NPR is reorganizing its NPR Labs division, funding it out of the broadcaster’s corporate budget, so it will no longer need to be solely self-supported by grants and other funding such as corporate contracts. This will help ensure the long-term success of NPR Labs, according to a note to staff from NPR VP Technology Operations, Distribution and Broadcast Engineering Marty Garrison.
However the changes come at a cost — Rich Rarey will no longer be director of NPR Labs and is leaving the broadcaster at the end of the month. His position was eliminated as part of the changes, a move Garrison stated was “very difficult.”
Senior Technology John Kean and Technical Researcher Alice Goldfarb remain with NPR Labs, and will now report to Chris Nelson, director of Technology Strategy.
NPR Labs has been part of the Distribution Division, and like the Public Radio Satellite System, was expected to sustain itself. As of Aug. 1, NPR Labs will become part of the Technology & Operations Division.

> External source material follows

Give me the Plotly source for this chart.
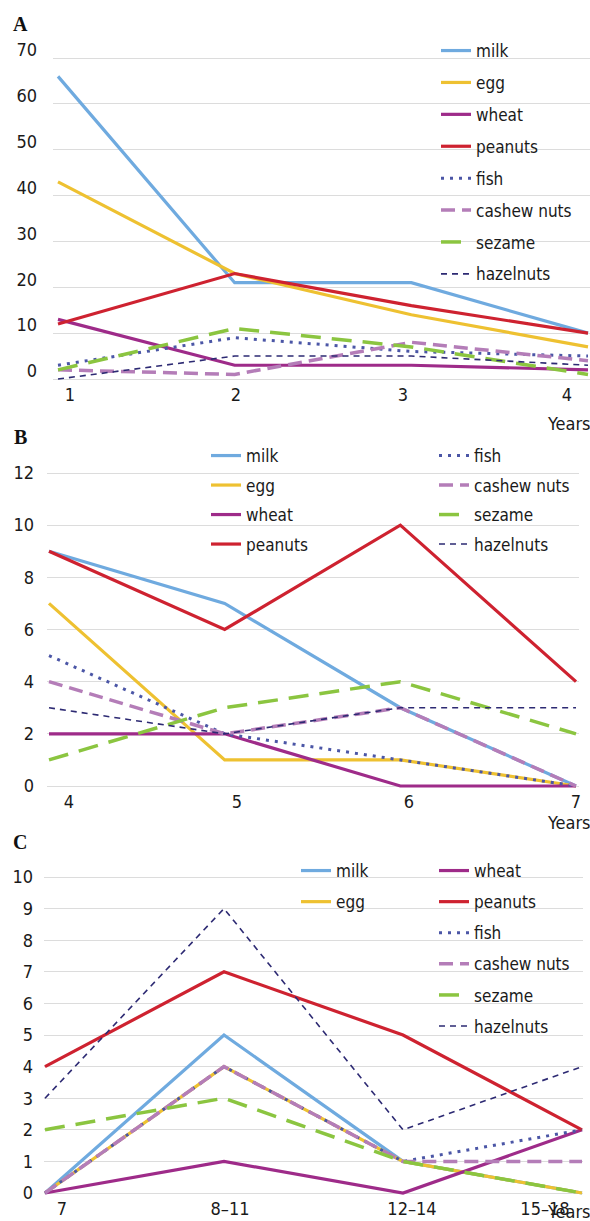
import plotly.graph_objects as go

W, H = 590, 1221

# ---------------- data ----------------
series_names = ["milk", "egg", "wheat", "peanuts", "fish", "cashew nuts", "sezame", "hazelnuts"]

A_years = [1, 2, 3, 4]
A_milk = [66, 21, 21, 10]
A_egg = [43, 23, 14, 7]
A_wheat = [13, 3, 3, 2]
A_peanuts = [12, 23, 16, 10]
A_fish = [3, 9, 6, 5]
A_cashew = [2, 1, 8, 4]
A_sezame = [2, 11, 7, 1]
A_hazelnuts = [0, 5, 5, 3]

B_years = [4, 5, 6, 7]
B_milk = [9, 7, 3, 0]
B_egg = [7, 1, 1, 0]
B_wheat = [2, 2, 0, 0]
B_peanuts = [9, 6, 10, 4]
B_fish = [5, 2, 1, 0]
B_cashew = [4, 2, 3, 0]
B_sezame = [1, 3, 4, 2]
B_hazelnuts = [3, 2, 3, 3]

C_years = ["7", "8–11", "12–14", "15–18"]
C_milk = [0, 5, 1, 0]
C_egg = [0, 4, 1, 0]
C_wheat = [0, 1, 0, 2]
C_peanuts = [4, 7, 5, 2]
C_fish = [0, 4, 1, 2]
C_cashew = [0, 4, 1, 1]
C_sezame = [2, 3, 1, 0]
C_hazelnuts = [3, 9, 2, 4]

# ---------------- styles ----------------
styles = {
    "milk": dict(color="#6FAADF", width=3.2, dash="solid"),
    "egg": dict(color="#EEC131", width=3.2, dash="solid"),
    "wheat": dict(color="#9E2B89", width=3.2, dash="solid"),
    "peanuts": dict(color="#CE2230", width=3.2, dash="solid"),
    "fish": dict(color="#4B56A6", width=3, dash="3px,6px"),
    "cashew nuts": dict(color="#B47DB8", width=3.5, dash="14px,7px"),
    "sezame": dict(color="#8BC540", width=3.5, dash="20px,11px"),
    "hazelnuts": dict(color="#2D2A73", width=1.6, dash="6px,5px"),
}

FONT = "Liberation Sans Narrow, DejaVu Sans Condensed, Arial Narrow, sans-serif"
FS = 17
TXT = "#1a1a1a"


def ydom(top_px, bot_px, top_val, bot_val, pad=3):
    unit = (bot_px - top_px) / (top_val - bot_val)
    rng = [bot_val - pad / unit, top_val + pad / unit]
    dom = [1 - (bot_px + pad) / H, 1 - (top_px - pad) / H]
    return dom, rng


def xdom(left_px, right_px, pa, va, pb, vb):
    unit = (pb - pa) / (vb - va)
    rng = [va - (pa - left_px) / unit, vb + (right_px - pb) / unit]
    dom = [left_px / W, right_px / W]
    return dom, rng, (lambda px: va + (px - pa) / unit)


fig = go.Figure()

panels = [
    ("x", "y", A_years, [A_milk, A_egg, A_wheat, A_peanuts, A_fish, A_cashew, A_sezame, A_hazelnuts]),
    ("x2", "y2", B_years, [B_milk, B_egg, B_wheat, B_peanuts, B_fish, B_cashew, B_sezame, B_hazelnuts]),
    ("x3", "y3", C_years, [C_milk, C_egg, C_wheat, C_peanuts, C_fish, C_cashew, C_sezame, C_hazelnuts]),
]

legend_map = [
    ["legend"] * 8,
    ["legend2"] * 4 + ["legend3"] * 4,
    ["legend4"] * 2 + ["legend5"] * 6,
]

for pi, (xa, ya, xs, ys_list) in enumerate(panels):
    for si, (name, ys) in enumerate(zip(series_names, ys_list)):
        st = styles[name]
        fig.add_trace(go.Scatter(
            x=xs, y=ys, mode="lines", name=name,
            xaxis=xa, yaxis=ya,
            line=dict(color=st["color"], width=st["width"], dash=st["dash"]),
            legend=legend_map[pi][si],
            legendgroup=f"p{pi}_{si}",
            showlegend=True,
            hoverinfo="skip",
        ))

# ---------------- axes ----------------
axis_common = dict(showline=False, zeroline=False, ticks="",
                   tickfont=dict(family=FONT, size=18, color=TXT))
ygrid = dict(showgrid=True, gridcolor="#DCDCDC", gridwidth=1)

dA_y, rA_y = ydom(58, 379, 70, 0)
dA_x, rA_x, pxA = xdom(53, 590, 58, 1, 588, 4)
dB_y, rB_y = ydom(473, 786, 12, 0)
dB_x, rB_x, pxB = xdom(47, 579, 49, 4, 576, 7)
dC_y, rC_y = ydom(877, 1193, 10, 0)
dC_x, rC_x, pxC = xdom(44, 583, 45, 0, 582, 3)

# tick-label centre positions as they appear in the reference (pixels)
A_lab_px = [70, 236, 403, 567]
B_lab_px = [69, 237, 409, 576]
C_lab_px = [62, 230, 412, 545]

fig.update_layout(
    xaxis=dict(domain=dA_x, range=rA_x, anchor="y", tickmode="array",
               tickvals=[pxA(p) for p in A_lab_px], ticktext=[str(v) for v in A_years],
               showgrid=False, **axis_common),
    yaxis=dict(domain=dA_y, range=rA_y, anchor="x", dtick=10, ticklabelstandoff=15, ticklabelshift=-8,
               **ygrid, **axis_common),
    xaxis2=dict(domain=dB_x, range=rB_x, anchor="y2", tickmode="array",
                tickvals=[pxB(p) for p in B_lab_px], ticktext=[str(v) for v in B_years],
                showgrid=False, **axis_common),
    yaxis2=dict(domain=dB_y, range=rB_y, anchor="x2", dtick=2, ticklabelstandoff=12,
                **ygrid, **axis_common),
    xaxis3=dict(domain=dC_x, range=rC_x, anchor="y3", type="category", tickmode="array",
                tickvals=[pxC(p) for p in C_lab_px], ticktext=C_years,
                showgrid=False, **axis_common),
    yaxis3=dict(domain=dC_y, range=rC_y, anchor="x3", dtick=1, ticklabelstandoff=10,
                **ygrid, **axis_common),
)


def leg(x_px, y_px, gap):
    return dict(x=x_px / W, y=1 - y_px / H, xanchor="left", yanchor="top",
                bgcolor="rgba(0,0,0,0)", borderwidth=0, tracegroupgap=gap,
                font=dict(family=FONT, size=FS, color=TXT), itemwidth=30)


fig.update_layout(
    legend=leg(436, 33, 6.8),
    legend2=leg(206, 438, 4.4),
    legend3=leg(434, 438, 4.4),
    legend4=leg(296, 853, 6),
    legend5=leg(434, 853, 6),
)

# ---------------- annotations ----------------
ann_font = dict(family=FONT, size=18, color=TXT)
letter_font = dict(family="Liberation Serif, DejaVu Serif, serif", size=20, color="#111111")
annotations = []
for txt, yc in [("A", 24), ("B", 437), ("C", 842)]:
    annotations.append(dict(text=f"<b>{txt}</b>", x=20 / W, y=1 - yc / H, xref="paper", yref="paper",
                            showarrow=False, font=letter_font, xanchor="center", yanchor="middle"))
for yc in [423, 822, 1211]:
    annotations.append(dict(text="Years", x=568 / W, y=1 - yc / H, xref="paper", yref="paper",
                            showarrow=False, font=ann_font, xanchor="center", yanchor="middle"))

fig.update_layout(
    width=W, height=H,
    margin=dict(l=0, r=0, t=0, b=0, autoexpand=False),
    paper_bgcolor="white", plot_bgcolor="white",
    annotations=annotations,
    showlegend=True,
)

fig.write_html("out.html", config={"displayModeBar": False},
               post_script="document.body.style.margin='0';document.body.style.overflow='hidden';")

“The mission and activities of NPR Labs will continue. The scope and ambitions of the contracts underway with NPR Labs will not change, and the group will remain an industry leader in R&D projects such as emergency alert messages for those who are deaf or hard of hearing,” states Garrison in the memo.
Rarey, also a longtime writer for Radio World, had been with NPR 34 years, the last five with NPR Labs. He attained the director position in February upon the retirement of NPR Labs Executive Director Mike Starling, who founded the Labs in October 2005.
Rarey got his start with National Public Radio in 1980 at NPR’s Chicago Bureau as a bureau engineer and technical director. He was the first technical director for “Weekend Edition,” and held that post with “All Things Considered” as well as “Talk of the Nation” and other NPR programs. He co-engineered the first national Dolby Surround FM broadcast for NPR’s “Weekend Edition Sunday” in 1992.
In Washington, Rarey became supervisor of NPR’s master control in 2000, overseeing the systems at the heart of NPR’s audio content intake and control. In 2008 he moved to NPR Labs as manager of Strategic Technology Applications, designing and overseeing key projects including prototyping systems to support access to radio content by those who are deaf or hard of hearing, as well as listeners with visual impairments.
We had reported in May there were rumors in the industry that NPR Labs was experiencing a funding shortfall.